A resourceful airman (Shawn) gets assigned to a forgotten island installation in the Pacific. There he puts other apathetic airmen and locals to work building a popular hotel with abandoned government materials. However, the big brass don't take kindly to his enterprise.
It's a thin service comedy at a time when service comedies were popular, e.g. Mr. Roberts (1955), Operation Madball (1957). I can't help thinking Shawn is miscast as the principal lead. Frankly, he looks a little lost, at times. As a performer, he excels at zany parts both on stage and on screen, It's a Mad, Mad World (1963), for example. But here he's used in a fairly straight role as an occasionally amusing entrepreneur, a role any number of non-comics could have handled. Also, Kovacs looks zany in his unmilitary outfits, but has no one to play off of as he did with Jack Lemmon in Madball. So he has no real routines other than shimmying down a flagpole.

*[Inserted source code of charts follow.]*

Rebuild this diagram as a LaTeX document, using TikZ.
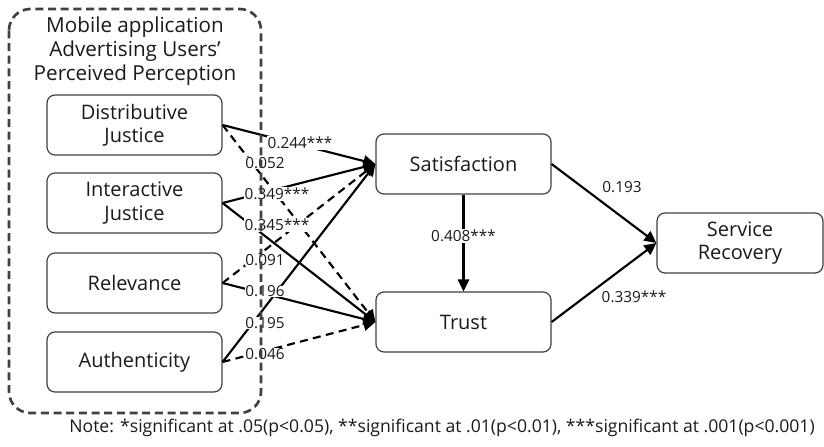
\documentclass[tikz,border=0pt]{standalone}
\usepackage{fontspec}
\setmainfont{Open Sans}
\usetikzlibrary{arrows.meta}
\definecolor{boxline}{HTML}{404040}
\definecolor{txt}{HTML}{1A1A1A}
\tikzset{
  box/.style={draw=boxline, line width=0.9pt, rounded corners=6pt, minimum width=131.25pt, minimum height=45pt, align=center, inner sep=0pt, text=txt, font=\fontsize{15}{17.5}\selectfont},
  solidarrow/.style={line width=1.6pt, -{Triangle[length=9pt,width=8.5pt]}},
  dasharrow/.style={line width=1.6pt, dash pattern=on 6pt off 4pt, -{Triangle[length=9pt,width=8.5pt]}},
  coef/.style={fill=white, inner sep=0.5pt, text=txt, font=\fontsize{11.5}{13}\selectfont},
}
\begin{document}
\begin{tikzpicture}[x=0.75pt,y=-0.75pt]
\useasboundingbox (0,0) rectangle (824,446);
% title
\node[text=txt, align=center, font=\fontsize{15.5}{17.8}\selectfont] (title) at (135,51) {Mobile application\\Advertising Users’\\Perceived Perception};
% boxes
\node[box] (dj) at (134.5,125) {Distributive\\Justice};
\node[box] (ij) at (134.5,203) {Interactive\\Justice};
\node[box] (rel) at (134.5,283) {Relevance};
\node[box] (auth) at (134.5,362) {Authenticity};
\node[box] (sat) at (463.5,164) {Satisfaction};
\node[box] (trust) at (463.5,322) {Trust};
\node[box, minimum width=124.5pt] (sr) at (740,243) {Service\\Recovery};
% arrows
\draw[solidarrow] (dj.east) -- (sat.west);
\draw[dasharrow] (dj.east) -- (trust.west);
\draw[solidarrow] (ij.east) -- (sat.west);
\draw[solidarrow] (ij.east) -- (trust.west);
\draw[dasharrow] (rel.east) -- (sat.west);
\draw[solidarrow] (rel.east) -- (trust.west);
\draw[solidarrow] (auth.east) -- (sat.west);
\draw[dasharrow] (auth.east) -- (trust.west);
\draw[solidarrow] (sat.south) -- (trust.north);
\draw[solidarrow] (sat.east) -- (sr.west);
\draw[solidarrow] (trust.east) -- (sr.west);
% coefficients
\node[coef] (c1) at (300,143) {0.244***};
\node[coef] (c2) at (265,163) {0.052};
\node[coef] (c3) at (277,194) {0.349***};
\node[coef] (c4) at (277,225) {0.345***};
\node[coef] (c5) at (265,260) {0.091};
\node[coef] (c6) at (265,291) {0.196};
\node[coef] (c7) at (265,323) {0.195};
\node[coef] (c8) at (265,354) {0.046};
\node[coef] (c9) at (463.5,236) {0.408***};
\node[coef, fill=none] (c10) at (622,187) {0.193};
\node[coef, fill=none] (c11) at (634,297) {0.339***};
% group border
\draw[boxline, line width=2pt, dash pattern=on 6pt off 3.5pt, rounded corners=16pt] (9,9) rectangle (261,413);
% note
\node[text=txt, font=\fontsize{13.2}{15}\selectfont] (note) at (442,428) {Note: *significant at .05(p<0.05), **significant at .01(p<0.01), ***significant at .001(p<0.001)};
\end{tikzpicture}
\end{document}
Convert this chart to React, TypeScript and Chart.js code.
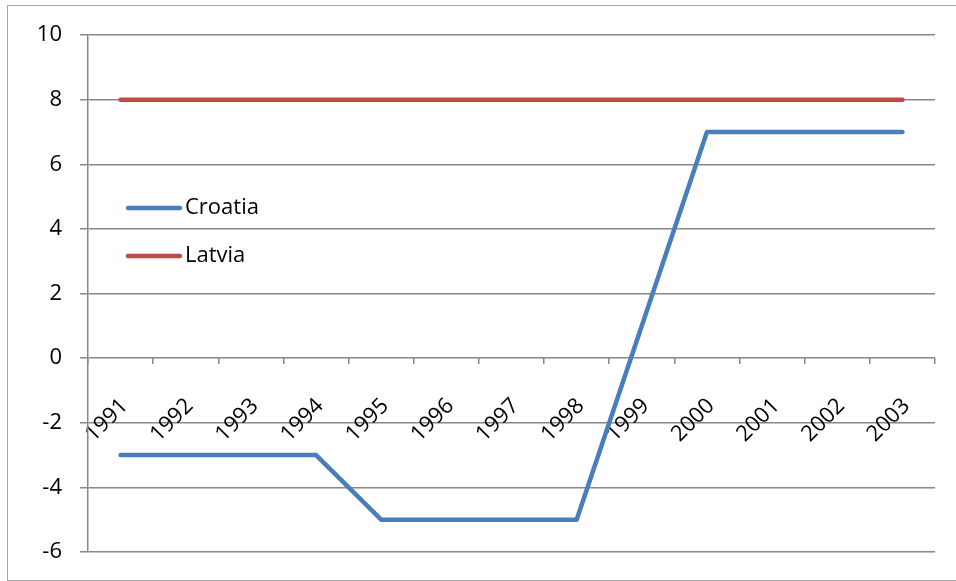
import React, { useEffect, useRef } from "react";
import { Chart, registerables } from "chart.js";

Chart.register(...registerables);

const years = ["1991", "1992", "1993", "1994", "1995", "1996", "1997", "1998", "1999", "2000", "2001", "2002", "2003"];
const croatia = [-3, -3, -3, -3, -5, -5, -5, -5, 1, 7, 7, 7, 7];
const latvia = [8, 8, 8, 8, 8, 8, 8, 8, 8, 8, 8, 8, 8];
const seriesNames = ["Croatia", "Latvia"];
const seriesColors = ["#4A7EBB", "#BE4B48"];
const yMin = -6;
const yMax = 10;
const yStep = 2;

const FONT = "'Open Sans', sans-serif";
const GRID = "#878787";

const frameAndLegend = {
  id: "frameAndLegend",
  beforeDraw(chart: any) {
    const ctx = chart.ctx;
    ctx.save();
    ctx.fillStyle = "#ffffff";
    ctx.fillRect(0, 0, chart.width, chart.height);
    ctx.strokeStyle = "#a6a6a6";
    ctx.lineWidth = 1;
    ctx.strokeRect(7.5, 5.5, chart.width + 5, chart.height - 6);
    ctx.restore();
  },
  afterDraw(chart: any) {
    const ctx = chart.ctx;
    ctx.save();
    const ys = [208, 256];
    chart.data.datasets.forEach((ds: any, i: number) => {
      const y = ys[i];
      ctx.strokeStyle = ds.borderColor;
      ctx.lineWidth = 4.5;
      ctx.lineCap = "round";
      ctx.beginPath();
      ctx.moveTo(128, y);
      ctx.lineTo(180, y);
      ctx.stroke();
      ctx.fillStyle = "#000";
      ctx.font = `22px ${FONT}`;
      ctx.textBaseline = "middle";
      ctx.textAlign = "left";
      ctx.fillText(ds.label, 185, y);
    });
    ctx.restore();
  },
};

export default function App() {
  const ref = useRef<HTMLCanvasElement | null>(null);
  useEffect(() => {
    if (!ref.current) return;
    const chart = new Chart(ref.current, {
      type: "line",
      data: {
        labels: years,
        datasets: [
          { label: seriesNames[0], data: croatia, borderColor: seriesColors[0], backgroundColor: seriesColors[0] },
          { label: seriesNames[1], data: latvia, borderColor: seriesColors[1], backgroundColor: seriesColors[1] },
        ].map((d) => ({
          ...d,
          borderWidth: 4.5,
          pointRadius: 0,
          pointHoverRadius: 0,
          tension: 0,
          borderCapStyle: "round" as const,
          borderJoinStyle: "round" as const,
        })),
      },
      options: {
        responsive: false,
        animation: false,
        events: [],
        layout: { padding: { left: 0, top: 35, right: 21, bottom: 29 } },
        plugins: { legend: { display: false }, tooltip: { enabled: false } },
        scales: {
          x: {
            type: "category",
            position: { y: 0 } as any,
            offset: true,
            afterFit: (s: any) => {
              s.paddingLeft = 0;
              s.paddingRight = 0;
              s.paddingTop = 0;
              s.paddingBottom = 0;
            },
            border: { display: false },
            grid: { offset: true, drawOnChartArea: false, drawTicks: true, tickLength: 6, color: GRID, lineWidth: 1.5 },
            ticks: {
              autoSkip: false,
              minRotation: 45,
              maxRotation: 45,
              padding: 29,
              labelOffset: 4,
              color: "#000",
              font: { family: FONT, size: 22 },
            },
          },
          y: {
            min: yMin,
            max: yMax,
            afterFit: (scale: any) => {
              scale.width = 88;
              scale.paddingTop = 0;
              scale.paddingBottom = 0;
            },
            border: { display: true, color: GRID, width: 1.5 },
            grid: { color: GRID, lineWidth: 1.5, tickLength: 8, drawTicks: true },
            ticks: {
              stepSize: yStep,
              padding: 18,
              color: "#000",
              font: { family: FONT, size: 22 },
            },
          },
        },
      },
      plugins: [frameAndLegend],
    });
    return () => chart.destroy();
  }, []);
  return (
    <div style={{ position: "fixed", left: 0, top: 0, width: 956, height: 581, background: "#fff" }}>
      <canvas ref={ref} width={956} height={581} style={{ display: "block" }} />
    </div>
  );
}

It also looks like director LeRoy, a Hollywood veteran, is somewhat indifferent to the material. There's no snap to the scenes or to the editing. And I'm not sure why, since he has a number of successful comedies in his resume. It may be he didn't care for the screenplay, which is anything but tight. Instead, it stretches out in somewhat meandering fashion. Too bad also that the stellar crew of comedic supporting players—Knotts, Strauss, Kaplan, go largely unused.
All in all, the movie's an overlong disappointment, despite the talent involved.